Then Coven came along and all was forgiven, even though many didn’t agree with me on that one, either. Who knew horror was so divisive? But that was the season of Grrrrl Power and noticeably the first cycle to feature high camp as part of the story, not an accidental by-product of having Jessica Lange in close proximity to a tumbler of gin. It also gave us Kathy Bates and Angela Bassett, who proved they could more than hold their own against Ms. Lange’s formidable soliloquies about squirrels.
[youtube https://www.youtube.com/watch?v=HR461NmKBkg&w=420&h=315]
Now Freak Show–which originally had more of that Coven-style celebration of “otherness”–has boomeranged back into the dour and joyless air of Briarcliff. Not just in the tone of “Orphans”– which was so full of melodrama that it went beyond hand-wringing and into literal hand-losing–but in its actual plot line, which came around full circle to deposit one of the “freaks” off at the former Boston tuberculosis ward. Goodbye, Pepper! At least we know your fate involves some sort of alien brain transfusion at some point! And then to an inglorious death, mentioned only in a throwaway line in the last moments of TV’s most bonkers finale of all time.

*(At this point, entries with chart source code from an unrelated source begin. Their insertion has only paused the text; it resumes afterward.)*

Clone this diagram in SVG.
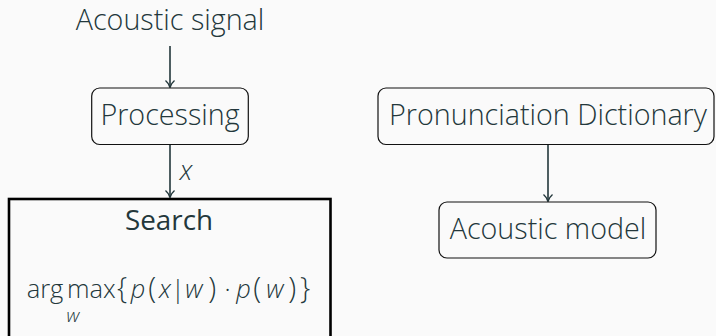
<svg xmlns="http://www.w3.org/2000/svg" width="716" height="336" viewBox="0 0 716 336">
  <style>
    .bg { fill: #FAFAFA; }
    .lbl { font-family: "Open Sans", "Noto Sans", sans-serif; font-weight: 300; fill: #23373B; font-size: 28.7px; text-anchor: middle; }
    .title { font-family: "Open Sans", "Noto Sans", sans-serif; font-weight: 400; fill: #23373B; font-size: 27.8px; text-anchor: middle; }
    .math { font-family: "Open Sans", "Noto Sans", sans-serif; font-weight: 300; fill: #23373B; font-size: 25.5px; text-anchor: middle; }
    .it { font-style: italic; }
    .fence { font-size: 29px; }
    .node { fill: none; stroke: #111; stroke-width: 1.2; }
    .block { fill: none; stroke: #000; stroke-width: 2.6; }
    .edge { stroke: #23373B; stroke-width: 1.6; fill: none; marker-end: url(#arrow); }
  </style>
  <defs>
    <marker id="arrow" markerWidth="12" markerHeight="10" refX="10" refY="5" orient="auto" markerUnits="userSpaceOnUse">
      <path d="M3,0.5 Q6,4 10,5 Q6,6 3,9.5" fill="none" stroke="#23373B" stroke-width="1.4"/>
    </marker>
  </defs>
  <rect class="bg" x="0" y="0" width="716" height="336"/>

  <g id="connectors">
    <line class="edge" x1="170" y1="46" x2="170" y2="87.5"/>
    <line class="edge" x1="170" y1="144.5" x2="170" y2="197.5"/>
    <text class="math it" x="186" y="180" style="font-size:27px">x</text>
    <line class="edge" x1="548" y1="144.5" x2="548" y2="201.5"/>
  </g>

  <g id="signal">
    <text class="lbl" x="170" y="30">Acoustic signal</text>
  </g>

  <g id="processing">
    <rect class="node" x="91.7" y="88" width="156.6" height="56.5" rx="8"/>
    <text class="lbl" x="170" y="125">Processing</text>
  </g>

  <g id="search">
    <rect class="block" x="9" y="199" width="321.5" height="145"/>
    <text class="title" x="169" y="230">Search</text>
    <!-- argmax over w of p(x|w)·p(w); one anchored chunk per symbol -->
    <text class="math" y="298"><tspan x="45">arg</tspan><tspan x="91.3">max</tspan><tspan x="122" class="fence">{</tspan><tspan x="138" class="it">p</tspan><tspan x="152.3" class="fence">(</tspan><tspan x="165" class="it">x</tspan><tspan x="177.8">|</tspan><tspan x="193.8" class="it">w</tspan><tspan x="212.3" class="fence">)</tspan><tspan x="227.5">·</tspan><tspan x="243.6" class="it">p</tspan><tspan x="257.3" class="fence">(</tspan><tspan x="274.8" class="it">w</tspan><tspan x="292.3" class="fence">)</tspan><tspan x="305" class="fence">}</tspan></text>
    <text class="math it" x="73" y="322" style="font-size:19px">w</text>
  </g>

  <g id="dictionary">
    <rect class="node" x="378" y="88" width="336" height="56.5" rx="8"/>
    <text class="lbl" x="548" y="125">Pronunciation Dictionary</text>
  </g>

  <g id="acoustic-model">
    <rect class="node" x="439" y="202" width="217" height="56" rx="8"/>
    <text class="lbl" x="548" y="239">Acoustic model</text>
  </g>
</svg>
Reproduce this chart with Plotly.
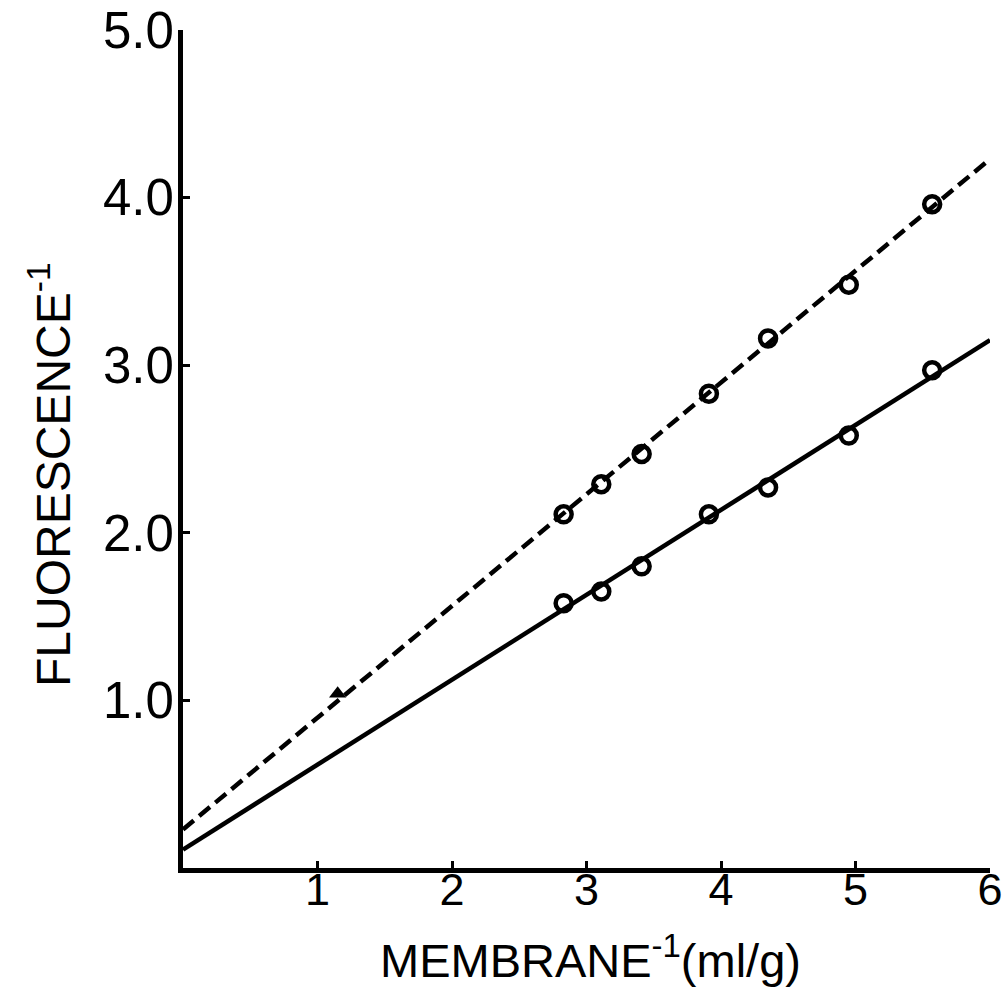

American Horror Story‘s problem (or, one of its many problems,) is its abrupt, emotional curveballs that disorient you into believing you are watching a different kind of show than what you started with. “Oh, maybe we were always supposed to care about Pepper?” you end up thinking as Mars tearfully makes her goodbyes. “Wait, am I the asshole here?” No, my friend, you are not.

Pepper’s grief over Salty’s death was one of those abrupt tonal shifts: suddenly the titular “horror” wasn’t the gleeful, stabby clown kind. It was the horror of grief, the horror of a life that refuses to end just because someone else’s did. That’s…a very different kind of show than the one we’ve been watching so far. The decision to spend the majority of the episode on Pepper’s Dickensian upbringing and the kitchen sink sob story of being framed for her nephew’s murder was equally off-base. The problem wasn’t that it didn’t make me feel anything…if anything, it was the knowledge that I’d been manipulated into these feelings, just for the sake of this one episode. Because AHS has ADD, and I doubt we will be seeing Pepper anytime in the near future. Her story has told its purpose, and now she’s gone full circle to where we first see her, years later or two years ago (depending on your Marty McFly sense of this universe).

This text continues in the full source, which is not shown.